**Job**
Transcribe all of the material exactly. Any picture in it should be left out.

**Material**

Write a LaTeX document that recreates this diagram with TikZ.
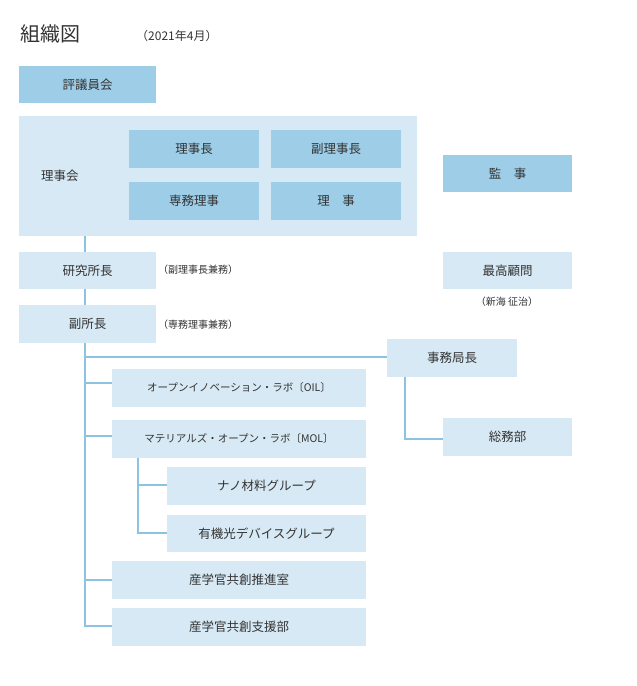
\documentclass[tikz,border=0pt]{standalone}
\usepackage{fontspec}
\setmainfont{Noto Sans CJK JP}
\definecolor{dk}{HTML}{9DCDE7}
\definecolor{lt}{HTML}{D7E9F4}
\definecolor{ln}{HTML}{8CC3E0}
\definecolor{tx}{HTML}{333333}
\begin{document}
\begin{tikzpicture}[x=1pt,y=-1pt,
  bx/.style={inner sep=0pt,text=tx,font=\fontsize{12.5}{14}\selectfont},
  sm/.style={text=tx,font=\fontsize{10}{12}\selectfont,inner sep=0pt},
  lab/.style={text=tx,font=\fontsize{10.5}{12}\selectfont,inner sep=0pt},
  cn/.style={draw=ln,line width=1.2pt}]
\useasboundingbox (0,0) rectangle (637,686);
\newcommand\bxx[6]{\fill[#6] (#2,#3) rectangle (#4,#5); \coordinate (#1) at ({(#2+#4)/2},{(#3+#5)/2});}
% title
\node[anchor=west,text=tx,font=\fontsize{20}{24}\selectfont,inner sep=0pt] (title) at (20,34) {組織図};
\node[anchor=west,text=tx,font=\fontsize{12}{14}\selectfont,inner sep=0pt] (date) at (136,36) {（2021年4月）};
% connectors
\draw[cn] (85,236) -- (85,626) -- (112,626);
\draw[cn] (85,357) -- (387,357);
\draw[cn] (85,383) -- (112,383);
\draw[cn] (85,436) -- (112,436);
\draw[cn] (85,580) -- (112,580);
\draw[cn] (138,458) -- (138,533) -- (167,533);
\draw[cn] (138,485) -- (167,485);
\draw[cn] (405,377) -- (405,439) -- (443,439);
% boxes
\bxx{hyo}{19}{66}{156}{103}{dk}
\node[bx] (hyot) at (hyo) {評議員会};
\bxx{rij}{19}{116}{417}{236}{lt}
\node[bx,anchor=west] (rijt) at (41,176) {理事会};
\bxx{a}{129}{130}{259}{168}{dk}\node[bx] (at) at (a) {理事長};
\bxx{b}{271}{130}{401}{168}{dk}\node[bx] (bt) at (b) {副理事長};
\bxx{c}{129}{182}{259}{220}{dk}\node[bx] (ct) at (c) {専務理事};
\bxx{d}{271}{182}{401}{220}{dk}\node[bx] (dt) at (d) {理　事};
\bxx{kan}{443}{155}{572}{192}{dk}\node[bx] (kant) at (kan) {監　事};
\bxx{ken}{19}{252}{156}{289}{lt}\node[bx] (kent) at (ken) {研究所長};
\node[sm,anchor=west] (kenn) at (158,270) {（副理事長兼務）};
\bxx{sai}{443}{252}{572}{289}{lt}\node[bx] (sait) at (sai) {最高顧問};
\node[sm] (sain) at (507,302) {（新海\ 征治）};
\bxx{fuk}{19}{305}{156}{343}{lt}\node[bx] (fukt) at (fuk) {副所長};
\node[sm,anchor=west] (fukn) at (158,325) {（専務理事兼務）};
\bxx{jim}{387}{339}{517}{377}{lt}\node[bx] (jimt) at (jim) {事務局長};
\bxx{som}{443}{418}{572}{456}{lt}\node[bx] (somt) at (som) {総務部};
\bxx{oil}{112}{369}{366}{407}{lt}\node[lab] (oilt) at (oil) {オープンイノベーション・ラボ〔OIL〕};
\bxx{mol}{112}{420}{366}{458}{lt}\node[lab] (molt) at (mol) {マテリアルズ・オープン・ラボ〔MOL〕};
\bxx{nan}{167}{467}{366}{505}{lt}\node[bx] (nant) at (nan) {ナノ材料グループ};
\bxx{yuk}{167}{515}{366}{552}{lt}\node[bx] (yukt) at (yuk) {有機光デバイスグループ};
\bxx{san}{112}{561}{366}{599}{lt}\node[bx] (sant) at (san) {産学官共創推進室};
\bxx{shi}{112}{608}{366}{646}{lt}\node[bx] (shit) at (shi) {産学官共創支援部};
\end{tikzpicture}
\end{document}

**Final answer**
Write a LaTeX document that recreates this diagram with TikZ.
\documentclass[tikz,border=0pt]{standalone}
\usepackage{fontspec}
\setmainfont{Noto Sans CJK JP}
\definecolor{dk}{HTML}{9DCDE7}
\definecolor{lt}{HTML}{D7E9F4}
\definecolor{ln}{HTML}{8CC3E0}
\definecolor{tx}{HTML}{333333}
\begin{document}
\begin{tikzpicture}[x=1pt,y=-1pt,
  bx/.style={inner sep=0pt,text=tx,font=\fontsize{12.5}{14}\selectfont},
  sm/.style={text=tx,font=\fontsize{10}{12}\selectfont,inner sep=0pt},
  lab/.style={text=tx,font=\fontsize{10.5}{12}\selectfont,inner sep=0pt},
  cn/.style={draw=ln,line width=1.2pt}]
\useasboundingbox (0,0) rectangle (637,686);
\newcommand\bxx[6]{\fill[#6] (#2,#3) rectangle (#4,#5); \coordinate (#1) at ({(#2+#4)/2},{(#3+#5)/2});}
% title
\node[anchor=west,text=tx,font=\fontsize{20}{24}\selectfont,inner sep=0pt] (title) at (20,34) {組織図};
\node[anchor=west,text=tx,font=\fontsize{12}{14}\selectfont,inner sep=0pt] (date) at (136,36) {（2021年4月）};
% connectors
\draw[cn] (85,236) -- (85,626) -- (112,626);
\draw[cn] (85,357) -- (387,357);
\draw[cn] (85,383) -- (112,383);
\draw[cn] (85,436) -- (112,436);
\draw[cn] (85,580) -- (112,580);
\draw[cn] (138,458) -- (138,533) -- (167,533);
\draw[cn] (138,485) -- (167,485);
\draw[cn] (405,377) -- (405,439) -- (443,439);
% boxes
\bxx{hyo}{19}{66}{156}{103}{dk}
\node[bx] (hyot) at (hyo) {評議員会};
\bxx{rij}{19}{116}{417}{236}{lt}
\node[bx,anchor=west] (rijt) at (41,176) {理事会};
\bxx{a}{129}{130}{259}{168}{dk}\node[bx] (at) at (a) {理事長};
\bxx{b}{271}{130}{401}{168}{dk}\node[bx] (bt) at (b) {副理事長};
\bxx{c}{129}{182}{259}{220}{dk}\node[bx] (ct) at (c) {専務理事};
\bxx{d}{271}{182}{401}{220}{dk}\node[bx] (dt) at (d) {理　事};
\bxx{kan}{443}{155}{572}{192}{dk}\node[bx] (kant) at (kan) {監　事};
\bxx{ken}{19}{252}{156}{289}{lt}\node[bx] (kent) at (ken) {研究所長};
\node[sm,anchor=west] (kenn) at (158,270) {（副理事長兼務）};
\bxx{sai}{443}{252}{572}{289}{lt}\node[bx] (sait) at (sai) {最高顧問};
\node[sm] (sain) at (507,302) {（新海\ 征治）};
\bxx{fuk}{19}{305}{156}{343}{lt}\node[bx] (fukt) at (fuk) {副所長};
\node[sm,anchor=west] (fukn) at (158,325) {（専務理事兼務）};
\bxx{jim}{387}{339}{517}{377}{lt}\node[bx] (jimt) at (jim) {事務局長};
\bxx{som}{443}{418}{572}{456}{lt}\node[bx] (somt) at (som) {総務部};
\bxx{oil}{112}{369}{366}{407}{lt}\node[lab] (oilt) at (oil) {オープンイノベーション・ラボ〔OIL〕};
\bxx{mol}{112}{420}{366}{458}{lt}\node[lab] (molt) at (mol) {マテリアルズ・オープン・ラボ〔MOL〕};
\bxx{nan}{167}{467}{366}{505}{lt}\node[bx] (nant) at (nan) {ナノ材料グループ};
\bxx{yuk}{167}{515}{366}{552}{lt}\node[bx] (yukt) at (yuk) {有機光デバイスグループ};
\bxx{san}{112}{561}{366}{599}{lt}\node[bx] (sant) at (san) {産学官共創推進室};
\bxx{shi}{112}{608}{366}{646}{lt}\node[bx] (shit) at (shi) {産学官共創支援部};
\end{tikzpicture}
\end{document}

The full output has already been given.